One of Mr. Martelly’s senior advisers was jailed for six months during the president’s tenure after being accused of killing a man in a gunfight at the Dominican border. Another friend of the president vanished last year, shortly after being released from jail in a marijuana trafficking case.

The prosecutor in that case fled the country fearing retaliation.

Yet another of the president’s associates is in jail, accused of running a kidnapping ring. The authorities are trying to determine whether the man, Woodley Ethéart, who said he worked at the Ministry of Interior, laundered ransom money through a lucrative catering contract at the presidential palace, an investigator familiar with the case said.

One longtime law enforcement official said he stopped going to events at the palace because he kept running into people who had been arrested on charges as serious as murder but were now working at the presidential offices as security guards.

“There they were, in the palace, carrying automatic weapons,” the official said under the condition that his name not be published out of safety concerns.

The Martelly administration’s influence has been criticized most for its effect on the judiciary, where the criminal cases of some people close to the president have stalled or disappeared.
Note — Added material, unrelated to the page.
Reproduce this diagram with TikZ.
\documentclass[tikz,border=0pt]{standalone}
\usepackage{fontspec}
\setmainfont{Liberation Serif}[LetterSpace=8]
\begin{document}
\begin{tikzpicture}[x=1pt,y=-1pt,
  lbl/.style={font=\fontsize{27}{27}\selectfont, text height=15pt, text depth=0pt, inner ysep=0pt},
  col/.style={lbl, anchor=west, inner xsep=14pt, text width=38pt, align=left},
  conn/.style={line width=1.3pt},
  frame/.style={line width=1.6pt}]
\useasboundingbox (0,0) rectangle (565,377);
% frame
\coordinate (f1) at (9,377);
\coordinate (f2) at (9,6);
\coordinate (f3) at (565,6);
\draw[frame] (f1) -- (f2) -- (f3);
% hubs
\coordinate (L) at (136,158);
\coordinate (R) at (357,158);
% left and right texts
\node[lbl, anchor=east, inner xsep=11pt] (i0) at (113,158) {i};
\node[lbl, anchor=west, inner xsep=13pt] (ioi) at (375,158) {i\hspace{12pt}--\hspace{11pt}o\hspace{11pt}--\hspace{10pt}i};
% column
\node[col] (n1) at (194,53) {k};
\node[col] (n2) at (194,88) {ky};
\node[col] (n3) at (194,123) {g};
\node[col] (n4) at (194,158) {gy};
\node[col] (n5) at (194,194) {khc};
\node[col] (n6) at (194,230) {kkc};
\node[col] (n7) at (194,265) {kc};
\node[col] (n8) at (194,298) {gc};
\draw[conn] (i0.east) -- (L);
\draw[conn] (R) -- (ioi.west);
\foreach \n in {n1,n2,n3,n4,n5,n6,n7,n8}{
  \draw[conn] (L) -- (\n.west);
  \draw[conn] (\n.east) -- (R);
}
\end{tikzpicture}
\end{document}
Prosecutors who objected to the administration’s interference were fired or fled, and one judge who complained that the president had meddled in a civil corruption case against Sophia Martelly, the first lady, died two days later.

I would be very concerned of this interconnected web of nefarious characters,” said Robert Maguire, a Haiti scholar at George Washington University. “Martelly has empowered them to do what they do. He has established an environment of corruption, abuse of power and impunity.”

The president’s office did not respond to several requests for an interview since January. The presidential spokesman, Lucien Jura, did not respond to repeated requests for comment.

Mr. Martelly’s allies defended him, saying that the president could not be blamed for the actions of his friends. Several said that he is loyal to a fault, and that he will stand beside old friends no matter what trouble they find themselves in. The president, aides said, wants the best for Haiti but is easily influenced by relatives known for ties to drug trafficking and friends who abuse their proximity to power.

One of those relatives, the president’s brother-in-law Charles Saint-Rémy, said the president and his family had been victims of a politically motivated campaign to discredit them.

We have had stability for four years,” said Daniel Edwin Zenny, a senator allied with the president. “We used to have 10,000 to 20,000 people protesting on the streets every day. Now we have 1,500 to 4,000, and while they are protesting, the country is moving forward. This is not a big situation yet.”